The Mudcat Café TM
Thread #150898   Message #3518479
Posted By: Jim Dixon
23-May-13 - 01:13 PM
Thread Name: Lyr Add: Black Bess
Subject: Lyr Add: MY POOR BLACK BESS
A version of this song is found in the DT as BONNIE BLACK BESS (2). It was taken from Cowboy Songs: and Other Frontier Ballads edited by John Avery Lomax (New YorK: The Macmillan Company, 1920), page 194, where it is called BONNIE BLACK BESS.

The following version is a composite of several broadsides found in the Bodleian collection, for example, Firth c.17(214).

I have boldfaced the words that are different from those in the DT:


MY POOR BLACK BESS

1. When Fortune, blind goddess, she fled my abode,
And friends proved ungrateful, I took to the road.
To plunder the wealthy, to aid my distress,
I bought thee to aid me, my poor Black Bess.

2. No vile whip or spur did thy sides ever gall,
For none did'st thou need; thou would'st bound at my call;
And for each act of kindness thou did'st me caress.
Thou wert never ungrateful, my poor Black Bess.

3. When dark, sable midnight its mantle had thrown
O'er the bright face of nature, how oft have we gone
To famed Houndslow Heath, though an unwelcome guest,
To the minions of fortune, my poor Black Bess.

4. How silent thou'st stood when a carriage I've stopped!
And their gold and their jewels its inmates have dropped.
No poor man I plundered or e'er did oppress
The widow or orphan, my poor Black Bess.

5. When Argus-eyed justice did me hotly pursue,
From London to York like lightning we flew.
No toll-bar could stop thee; thou the river did'st breast,
And in twelve hours reached it, my poor Black Bess.

6. But fate darkens o'er me; despair is my lot,
The law does pursue me through a cock which I shot.
To save me, poor brute, thou did'st do thy best.
Thou art worn out and weary, my poor Black Bess.

7. Hark! The bloodhounds approach; they never shall have
A beast like thee noble, so faithful and brave,
Thou must die, my dumb friend, though it does me distress,—
There! there! I have shot thee, my poor Black Bess.

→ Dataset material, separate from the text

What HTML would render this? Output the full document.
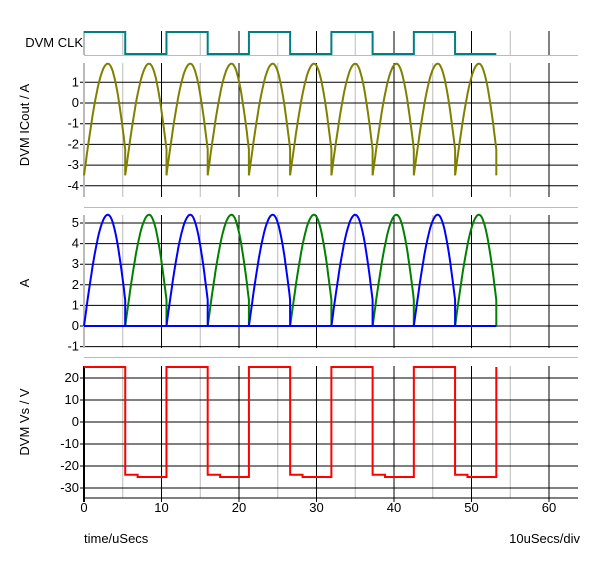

8. And in after ages when I'm dead and gone,
This tale will be handed from father to son.
My fate some may pity, but all will confess
'Twas in kindness I killed thee, my poor Black Bess.

9. No one can say that ingratitude dwelt
In the bosom of Turpin,—'Twas a vice he ne'er felt.
I shall die like a man and soon be at rest;
Then farewell for ever, my poor Black Bess.